The Odds of a “Cooling Issue”
As if a critical financial market being down for 10 hours isn’t staggering enough, lets get into the granular details.
Critical financial data centers are designed with multiple independent cooling paths (N+1, 2N, or higher), hot/cold aisle management, continuous monitoring, and strict maintenance so that any single failure should not take the site down. The odds of both primary and backup cooling failing at the same time in a properly engineered Tier III–IV facility is extremely low—on the order of “one serious cooling-caused outage every several years”—but not literally zero.
To give an exact number on the odds — Tier IV data centers like CyrusOne average only 26 minutes of downtime per year (given all causes) — cooling related downtime in the datacenter industry generally represents only about 10-15% of all outages — with power issues dominating most.
CyrusOne’s Aurora facility servicing CME burned through roughly 21 years’ worth of its ‘allowed’ downtime budget in just ten hours.
An outage like this would be moderately believable and understandable if this was in the middle of a heat wave during a particularly hot Chicago summer.
—
It was a meager 28 degrees Fahrenheit outside (about −2 degrees Celsius)
Here is where it gets even more interesting —
CME failed to execute disaster plans and industry recognized resilience protocols. According to CME’s own operational-resilience plan — in the event of a data center outage at CyrusOne operations are to pivot to a backup datacenter in New York. Oddly enough CME decided not to do this as the “temporary” outage dragged on for hours.
CME also has a policy and plan outlined for this exact situation:
In scenario 1, the primary CME Group data center (CME Aurora) and redundant access node (350 E Cermak) have been forced to cease operations. All CME Group Chicago area datacenters are unavailable and customers will be re-directed to the disaster recovery facility.

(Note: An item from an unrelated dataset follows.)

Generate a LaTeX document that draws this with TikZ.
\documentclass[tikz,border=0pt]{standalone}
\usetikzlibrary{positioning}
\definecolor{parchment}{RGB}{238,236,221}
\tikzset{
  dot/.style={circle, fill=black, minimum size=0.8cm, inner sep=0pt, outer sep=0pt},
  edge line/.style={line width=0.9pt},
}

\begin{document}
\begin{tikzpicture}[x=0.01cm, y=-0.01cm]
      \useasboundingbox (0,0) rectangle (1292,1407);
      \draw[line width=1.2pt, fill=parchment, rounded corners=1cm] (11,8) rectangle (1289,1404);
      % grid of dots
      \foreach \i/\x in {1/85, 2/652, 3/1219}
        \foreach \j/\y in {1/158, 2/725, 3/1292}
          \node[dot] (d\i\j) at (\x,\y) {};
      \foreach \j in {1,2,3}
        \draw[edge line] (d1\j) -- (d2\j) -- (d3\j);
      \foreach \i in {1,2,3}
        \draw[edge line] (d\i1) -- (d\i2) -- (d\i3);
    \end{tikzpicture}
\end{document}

Implementation of a Disaster Recovery Plan (DRP) is no easy feat and execution is gauged against a Recovery Time Objective (RTO) — which is the maximum amount of time a system is allowed to be down before pivoting to the DRP-site. — Consider the RTO a cost/benefit model and a sliding scale based on the criticality of the system — for critical financial systems the RTO is usually set very low with a general rule of no more than two hours.
CME documentation/policy states the RTO for their clearing house systems is two (2) hours:
The recovery timeframe in the event there is a disruption to the data center that houses the CME Clearing production environment will be 2 hours or less.

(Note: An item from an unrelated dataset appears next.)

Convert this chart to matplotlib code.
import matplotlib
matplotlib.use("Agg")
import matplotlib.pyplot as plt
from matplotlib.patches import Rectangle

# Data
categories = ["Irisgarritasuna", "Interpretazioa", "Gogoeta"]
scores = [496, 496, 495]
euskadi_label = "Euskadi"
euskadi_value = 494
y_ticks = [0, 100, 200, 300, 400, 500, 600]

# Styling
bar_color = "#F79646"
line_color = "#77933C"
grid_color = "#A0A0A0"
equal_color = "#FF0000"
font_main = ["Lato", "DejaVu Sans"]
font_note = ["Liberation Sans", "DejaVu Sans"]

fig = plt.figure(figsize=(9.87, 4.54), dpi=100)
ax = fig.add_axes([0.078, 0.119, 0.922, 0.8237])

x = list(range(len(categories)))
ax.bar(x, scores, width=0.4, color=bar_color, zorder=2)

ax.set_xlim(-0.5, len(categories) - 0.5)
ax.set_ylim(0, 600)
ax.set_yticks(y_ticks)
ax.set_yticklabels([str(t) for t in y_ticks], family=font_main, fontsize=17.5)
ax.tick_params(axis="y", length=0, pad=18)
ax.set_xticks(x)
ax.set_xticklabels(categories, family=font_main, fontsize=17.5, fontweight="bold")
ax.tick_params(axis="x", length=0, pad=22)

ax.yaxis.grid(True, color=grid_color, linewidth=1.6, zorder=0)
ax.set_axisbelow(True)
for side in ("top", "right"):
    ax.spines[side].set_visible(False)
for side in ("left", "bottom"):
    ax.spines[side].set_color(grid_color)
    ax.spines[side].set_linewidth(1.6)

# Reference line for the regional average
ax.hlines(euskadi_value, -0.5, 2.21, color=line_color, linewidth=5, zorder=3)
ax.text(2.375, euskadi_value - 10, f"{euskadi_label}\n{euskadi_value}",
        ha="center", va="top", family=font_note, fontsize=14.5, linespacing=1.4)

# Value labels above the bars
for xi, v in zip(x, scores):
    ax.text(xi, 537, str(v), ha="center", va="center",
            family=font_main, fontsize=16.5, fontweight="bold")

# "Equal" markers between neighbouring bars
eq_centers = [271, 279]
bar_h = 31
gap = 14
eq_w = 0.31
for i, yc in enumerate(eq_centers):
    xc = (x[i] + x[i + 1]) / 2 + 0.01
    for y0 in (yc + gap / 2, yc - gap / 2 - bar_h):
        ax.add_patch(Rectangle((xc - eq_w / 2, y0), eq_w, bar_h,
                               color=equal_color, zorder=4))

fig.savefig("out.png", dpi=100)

By conventional DR/RTO standards, a critical financial market should either recover its primary site or pivot to a DR-site within one to two hours.
Almost 10 hours of downtime is roughly five times longer than the industry standard.
Each minute past two hours in my opinion is further evidence of pure incompetence at best, and criminal level market manipulation at worst to “force majeure” demands for physical silver delivery — which as pointed out in No1’s article simply didn’t exist.
The facts are hard to ignore
Just so we’re straight — several failure points seemed to conveniently align in a perfect storm for CME:
A Tier‑IV CyrusOne data facility, servicing one of the worlds largest financial exchanges, suffers a once‑in‑decade cooling failure, on a cold Chicago night.
CyrusOne’s back-up cooling systems either failed, or were not adequately utilized.
The outage then exceeded CME’s two hour policy.
CME failed to execute their disaster recovery plan and pivot operations to a secondary data center in New York, designed for this exact scenario.
CME allowed the outage to drag on for over 10 hours all while never executing their DRP.
A lion-share of the downtime can now be directly attributed to CME and not just CyrusOne. As — CME had the need, means, and ability to execute their DRP they, however, failed to do so.
This is not what sound, resilient, and competent market looks like. And the system that just showed you how fragile it really is.